═════ Source excerpt ═════
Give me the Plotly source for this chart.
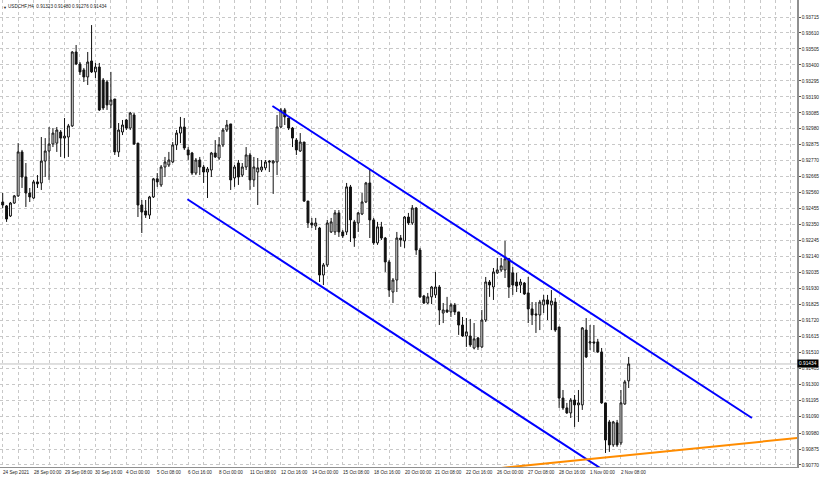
import plotly.graph_objects as go

# ---------------- data (H4 bars, weekend bars skipped; index = bar number) ----------------
symbol = "USDCHF,H4"

opens = [0.92499, 0.92473, 0.92407, 0.92492, 0.92539, 0.92828, 0.92663, 0.92558, 0.92525, 0.92631,
         0.92624, 0.92768, 0.92834, 0.92880, 0.92886, 0.92959, 0.92919, 0.92926, 0.92999, 0.93485,
         0.93406, 0.93367, 0.93321, 0.93426, 0.93354, 0.93386, 0.93301, 0.93288, 0.93137, 0.93176,
         0.92828, 0.92959, 0.93038, 0.92985, 0.93071, 0.92886, 0.92479, 0.92440, 0.92413, 0.92532,
         0.92651, 0.92611, 0.92729, 0.92742, 0.92762, 0.92874, 0.92952, 0.92992, 0.92841, 0.92821,
         0.92689, 0.92775, 0.92729, 0.92696, 0.92709, 0.92821, 0.92788, 0.92874, 0.92972, 0.93012,
         0.92657, 0.92755, 0.92676, 0.92729, 0.92808, 0.92644, 0.92696, 0.92709, 0.92723, 0.92768,
         0.92755, 0.92762, 0.92992, 0.93104, 0.93051, 0.92985, 0.92906, 0.92834, 0.92893, 0.92505,
         0.92361, 0.92341, 0.92328, 0.92019, 0.92085, 0.92302, 0.92302, 0.92427, 0.92302, 0.92302,
         0.92598, 0.92368, 0.92361, 0.92420, 0.92499, 0.92624, 0.92381, 0.92230, 0.92335, 0.92262,
         0.92105, 0.91907, 0.91986, 0.92262, 0.92243, 0.92400, 0.92361, 0.92459, 0.92183, 0.91881,
         0.91835, 0.91875, 0.91888, 0.91940, 0.91769, 0.91789, 0.91776, 0.91822, 0.91776, 0.91690,
         0.91618, 0.91618, 0.91539, 0.91605, 0.91546, 0.91723, 0.91973, 0.91940, 0.92033, 0.92052,
         0.92052, 0.92125, 0.92033, 0.91973, 0.91953, 0.91966, 0.91901, 0.91796, 0.91763, 0.91756,
         0.91822, 0.91855, 0.91822, 0.91841, 0.91677, 0.91210, 0.91145, 0.91112, 0.91197, 0.91165,
         0.91165, 0.91657, 0.91572, 0.91579, 0.91579, 0.91513, 0.91178, 0.91053, 0.90902, 0.91047,
         0.90915, 0.91171, 0.91323]

closes = [0.92479, 0.92387, 0.92492, 0.92539, 0.92828, 0.92663, 0.92558, 0.92532, 0.92631, 0.92618,
          0.92768, 0.92834, 0.92880, 0.92952, 0.92972, 0.92919, 0.92932, 0.92999, 0.93485, 0.93406,
          0.93354, 0.93321, 0.93419, 0.93354, 0.93386, 0.93104, 0.93117, 0.93137, 0.93169, 0.92828,
          0.92972, 0.93005, 0.92985, 0.93084, 0.92880, 0.92479, 0.92433, 0.92413, 0.92532, 0.92651,
          0.92631, 0.92729, 0.92762, 0.92775, 0.92874, 0.92952, 0.92992, 0.92854, 0.92808, 0.92689,
          0.92775, 0.92729, 0.92696, 0.92716, 0.92821, 0.92795, 0.92874, 0.92972, 0.93005, 0.92644,
          0.92729, 0.92663, 0.92729, 0.92808, 0.92644, 0.92729, 0.92723, 0.92729, 0.92762, 0.92762,
          0.92768, 0.92992, 0.93104, 0.93058, 0.92985, 0.92919, 0.92841, 0.92893, 0.92505, 0.92361,
          0.92348, 0.92361, 0.92019, 0.92085, 0.92361, 0.92368, 0.92427, 0.92302, 0.92276, 0.92598,
          0.92381, 0.92262, 0.92427, 0.92499, 0.92624, 0.92381, 0.92230, 0.92335, 0.92262, 0.92105,
          0.91920, 0.91986, 0.92262, 0.92249, 0.92400, 0.92361, 0.92459, 0.92183, 0.91875, 0.91835,
          0.91875, 0.91940, 0.91940, 0.91789, 0.91789, 0.91776, 0.91822, 0.91776, 0.91690, 0.91618,
          0.91645, 0.91559, 0.91599, 0.91546, 0.91723, 0.91973, 0.91953, 0.92039, 0.92052, 0.92079,
          0.92125, 0.91940, 0.91953, 0.91947, 0.91973, 0.91894, 0.91796, 0.91756, 0.91756, 0.91841,
          0.91855, 0.91828, 0.91848, 0.91657, 0.91210, 0.91145, 0.91112, 0.91197, 0.91165, 0.91178,
          0.91671, 0.91480, 0.91579, 0.91572, 0.91513, 0.91178, 0.90934, 0.90902, 0.91053, 0.90902,
          0.91178, 0.91316, 0.91434]

highs = [0.92558, 0.92479, 0.92499, 0.92545, 0.92886, 0.92841, 0.92755, 0.92591, 0.92644, 0.92676,
         0.92926, 0.92919, 0.92992, 0.92985, 0.92992, 0.92972, 0.93051, 0.93012, 0.93490, 0.93531,
         0.93419, 0.93380, 0.93485, 0.93662, 0.93413, 0.93413, 0.93314, 0.93301, 0.93354, 0.93176,
         0.93018, 0.93038, 0.93045, 0.93091, 0.93084, 0.92886, 0.92512, 0.92512, 0.92539, 0.92657,
         0.92689, 0.92742, 0.92795, 0.92828, 0.92893, 0.92972, 0.93058, 0.93051, 0.92860, 0.92828,
         0.92788, 0.92795, 0.92742, 0.92729, 0.92828, 0.92906, 0.92926, 0.92985, 0.93038, 0.93012,
         0.92742, 0.92775, 0.92755, 0.92860, 0.92821, 0.92795, 0.92788, 0.92775, 0.92775, 0.92775,
         0.92775, 0.93071, 0.93117, 0.93117, 0.93051, 0.92992, 0.92919, 0.92952, 0.92893, 0.92505,
         0.92394, 0.92394, 0.92335, 0.92098, 0.92381, 0.92394, 0.92446, 0.92446, 0.92315, 0.92624,
         0.92611, 0.92381, 0.92433, 0.92558, 0.92631, 0.92716, 0.92394, 0.92368, 0.92368, 0.92269,
         0.92118, 0.91999, 0.92302, 0.92282, 0.92407, 0.92427, 0.92479, 0.92466, 0.92197, 0.91888,
         0.91901, 0.91947, 0.92039, 0.91953, 0.91835, 0.91875, 0.91835, 0.91835, 0.91776, 0.91743,
         0.91736, 0.91730, 0.91703, 0.91612, 0.91789, 0.92006, 0.91986, 0.92065, 0.92131, 0.92131,
         0.92243, 0.92131, 0.92072, 0.92033, 0.91993, 0.91973, 0.92006, 0.91841, 0.91841, 0.91855,
         0.91888, 0.91888, 0.91920, 0.91868, 0.91677, 0.91263, 0.91178, 0.91210, 0.91230, 0.91263,
         0.91677, 0.91736, 0.91690, 0.91690, 0.91599, 0.91539, 0.91178, 0.91066, 0.91060, 0.91066,
         0.91263, 0.91329, 0.91480]

lows = [0.92459, 0.92368, 0.92400, 0.92486, 0.92532, 0.92591, 0.92466, 0.92499, 0.92519, 0.92591,
        0.92578, 0.92663, 0.92644, 0.92860, 0.92828, 0.92795, 0.92788, 0.92795, 0.92992, 0.93399,
        0.93334, 0.93288, 0.93268, 0.93347, 0.93314, 0.93097, 0.93104, 0.93104, 0.92985, 0.92808,
        0.92795, 0.92939, 0.92972, 0.92972, 0.92874, 0.92400, 0.92295, 0.92394, 0.92387, 0.92525,
        0.92598, 0.92598, 0.92663, 0.92729, 0.92755, 0.92841, 0.92886, 0.92841, 0.92775, 0.92676,
        0.92676, 0.92676, 0.92624, 0.92525, 0.92663, 0.92788, 0.92775, 0.92860, 0.92959, 0.92578,
        0.92598, 0.92611, 0.92663, 0.92709, 0.92578, 0.92598, 0.92479, 0.92696, 0.92709, 0.92696,
        0.92552, 0.92676, 0.92985, 0.93005, 0.92972, 0.92860, 0.92808, 0.92828, 0.92499, 0.92328,
        0.92328, 0.92315, 0.91973, 0.91953, 0.92072, 0.92295, 0.92282, 0.92269, 0.92262, 0.92282,
        0.92236, 0.92204, 0.92302, 0.92413, 0.92492, 0.92262, 0.92217, 0.92217, 0.92249, 0.92039,
        0.91875, 0.91835, 0.91907, 0.92204, 0.92197, 0.92348, 0.92348, 0.92151, 0.91868, 0.91828,
        0.91828, 0.91828, 0.91868, 0.91690, 0.91703, 0.91769, 0.91743, 0.91756, 0.91625, 0.91612,
        0.91546, 0.91546, 0.91530, 0.91526, 0.91539, 0.91710, 0.91875, 0.91855, 0.92026, 0.92039,
        0.91999, 0.91868, 0.91888, 0.91907, 0.91901, 0.91888, 0.91703, 0.91690, 0.91638, 0.91657,
        0.91769, 0.91723, 0.91657, 0.91645, 0.91145, 0.91132, 0.91106, 0.91079, 0.91020, 0.91053,
        0.91132, 0.91473, 0.91526, 0.91513, 0.91506, 0.91172, 0.90849, 0.90856, 0.90889, 0.90889,
        0.90902, 0.91165, 0.91276]

# time-axis labels (bar index, text)
time_label_bars = [0, 8, 16, 24, 32, 40, 48, 56, 64, 72, 80, 88, 96, 104, 112, 120, 128, 136, 144, 152, 160]
time_labels = ["24 Sep 2021", "28 Sep 00:00", "29 Sep 08:00", "30 Sep 16:00", "4 Oct 00:00",
               "5 Oct 08:00", "6 Oct 16:00", "8 Oct 00:00", "11 Oct 08:00", "12 Oct 16:00",
               "14 Oct 00:00", "15 Oct 08:00", "18 Oct 16:00", "20 Oct 00:00", "21 Oct 08:00",
               "22 Oct 16:00", "26 Oct 00:00", "27 Oct 08:00", "28 Oct 16:00", "1 Nov 00:00",
               "2 Nov 08:00"]

# price-axis labels
price_labels = ["0.93715", "0.93610", "0.93505", "0.93400", "0.93295", "0.93190", "0.93085",
                "0.92980", "0.92875", "0.92770", "0.92665", "0.92560", "0.92455", "0.92350",
                "0.92245", "0.92140", "0.92035", "0.91930", "0.91825", "0.91720", "0.91615",
                "0.91510", "0.91405", "0.91300", "0.91195", "0.91090", "0.90980", "0.90875",
                "0.90770"]

# trend lines: (bar index, price) end points
upper_channel_x = [69.8, 193.9]
upper_channel_y = [0.93130, 0.91079]
lower_channel_x = [47.8, 159.4]
lower_channel_y = [0.92517, 0.90671]
support_x = [123.5, 214.1]
support_y = [0.90736, 0.90969]

# ---------------- figure ----------------
FONT = "Liberation Sans"
idx = list(range(len(opens)))

fig = go.Figure()
fig.add_trace(go.Candlestick(
    x=idx, open=opens, high=highs, low=lows, close=closes,
    increasing=dict(fillcolor="white", line=dict(color="#111", width=1)),
    decreasing=dict(fillcolor="#111", line=dict(color="#111", width=1)),
    showlegend=False, hoverinfo="skip",
))
fig.add_trace(go.Scatter(x=upper_channel_x, y=upper_channel_y, mode="lines",
                         line=dict(color="#0000ff", width=2), showlegend=False, hoverinfo="skip"))
fig.add_trace(go.Scatter(x=lower_channel_x, y=lower_channel_y, mode="lines",
                         line=dict(color="#0000ff", width=2), showlegend=False, hoverinfo="skip"))
fig.add_trace(go.Scatter(x=support_x, y=support_y, mode="lines",
                         line=dict(color="#ff8c00", width=2), showlegend=False, hoverinfo="skip"))

last_close = closes[-1]
fig.add_shape(type="line", xref="paper", x0=0, x1=1, yref="y", y0=last_close, y1=last_close,
              line=dict(color="#c0c0c0", width=1), layer="below")

annotations = []
for b, t in zip(time_label_bars, time_labels):
    annotations.append(dict(x=b, y=0, xref="x", yref="paper", text=t, showarrow=False,
                            xanchor="left", yanchor="top", yshift=-1, xshift=-2,
                            font=dict(family=FONT, size=4.6, color="#222")))
annotations.append(dict(x=0, y=1, xref="paper", yref="paper", showarrow=False,
                        xanchor="left", yanchor="top", xshift=6, yshift=-2,
                        text=f"{symbol}  {opens[-1]:.5f} {highs[-1]:.5f} {lows[-1]:.5f} {closes[-1]:.5f}",
                        font=dict(family=FONT, size=4.6, color="#222")))
annotations.append(dict(x=0, y=1, xref="paper", yref="paper", showarrow=False,
                        xanchor="left", yanchor="top", xshift=1, yshift=-3, text="▼",
                        font=dict(family=FONT, size=4, color="#222")))
annotations.append(dict(x=1, y=last_close, xref="paper", yref="y", showarrow=False,
                        xanchor="left", yanchor="middle", text=f"{last_close:.5f}",
                        bgcolor="#000", borderpad=1,
                        font=dict(family=FONT, size=4.8, color="#fff")))

fig.update_layout(
    width=820, height=477,
    margin=dict(l=0, r=23, t=0, b=10),
    paper_bgcolor="white", plot_bgcolor="white",
    annotations=annotations,
    xaxis=dict(range=[-0.699, 205.56], tickvals=list(range(0, 206, 4)), showticklabels=False,
               showgrid=True, gridcolor="#c8c8c8", griddash="dot", gridwidth=1,
               zeroline=False, showline=True, linecolor="#909090", linewidth=1,
               ticks="", rangeslider=dict(visible=False), fixedrange=True),
    yaxis=dict(side="right", range=[0.907567, 0.938268],
               tickvals=[float(p) for p in price_labels], ticktext=price_labels,
               tickfont=dict(family=FONT, size=4.8, color="#222"),
               ticks="outside", ticklen=2, tickcolor="#555",
               showgrid=True, gridcolor="#c8c8c8", griddash="dot", gridwidth=1,
               zeroline=False, showline=True, linecolor="#909090", linewidth=1.5),
)

fig.write_html("out.html", config={"displayModeBar": False},
               post_script="document.body.style.margin='0';")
═════
**Objective**
Give again, exactly, the lines from the start of the data through the one holding "0.90915, 0.91171, 0.91323]"; omit the pictures.

**Worked answer**
Give me the Plotly source for this chart.
import plotly.graph_objects as go

# ---------------- data (H4 bars, weekend bars skipped; index = bar number) ----------------
symbol = "USDCHF,H4"

opens = [0.92499, 0.92473, 0.92407, 0.92492, 0.92539, 0.92828, 0.92663, 0.92558, 0.92525, 0.92631,
         0.92624, 0.92768, 0.92834, 0.92880, 0.92886, 0.92959, 0.92919, 0.92926, 0.92999, 0.93485,
         0.93406, 0.93367, 0.93321, 0.93426, 0.93354, 0.93386, 0.93301, 0.93288, 0.93137, 0.93176,
         0.92828, 0.92959, 0.93038, 0.92985, 0.93071, 0.92886, 0.92479, 0.92440, 0.92413, 0.92532,
         0.92651, 0.92611, 0.92729, 0.92742, 0.92762, 0.92874, 0.92952, 0.92992, 0.92841, 0.92821,
         0.92689, 0.92775, 0.92729, 0.92696, 0.92709, 0.92821, 0.92788, 0.92874, 0.92972, 0.93012,
         0.92657, 0.92755, 0.92676, 0.92729, 0.92808, 0.92644, 0.92696, 0.92709, 0.92723, 0.92768,
         0.92755, 0.92762, 0.92992, 0.93104, 0.93051, 0.92985, 0.92906, 0.92834, 0.92893, 0.92505,
         0.92361, 0.92341, 0.92328, 0.92019, 0.92085, 0.92302, 0.92302, 0.92427, 0.92302, 0.92302,
         0.92598, 0.92368, 0.92361, 0.92420, 0.92499, 0.92624, 0.92381, 0.92230, 0.92335, 0.92262,
         0.92105, 0.91907, 0.91986, 0.92262, 0.92243, 0.92400, 0.92361, 0.92459, 0.92183, 0.91881,
         0.91835, 0.91875, 0.91888, 0.91940, 0.91769, 0.91789, 0.91776, 0.91822, 0.91776, 0.91690,
         0.91618, 0.91618, 0.91539, 0.91605, 0.91546, 0.91723, 0.91973, 0.91940, 0.92033, 0.92052,
         0.92052, 0.92125, 0.92033, 0.91973, 0.91953, 0.91966, 0.91901, 0.91796, 0.91763, 0.91756,
         0.91822, 0.91855, 0.91822, 0.91841, 0.91677, 0.91210, 0.91145, 0.91112, 0.91197, 0.91165,
         0.91165, 0.91657, 0.91572, 0.91579, 0.91579, 0.91513, 0.91178, 0.91053, 0.90902, 0.91047,
         0.90915, 0.91171, 0.91323]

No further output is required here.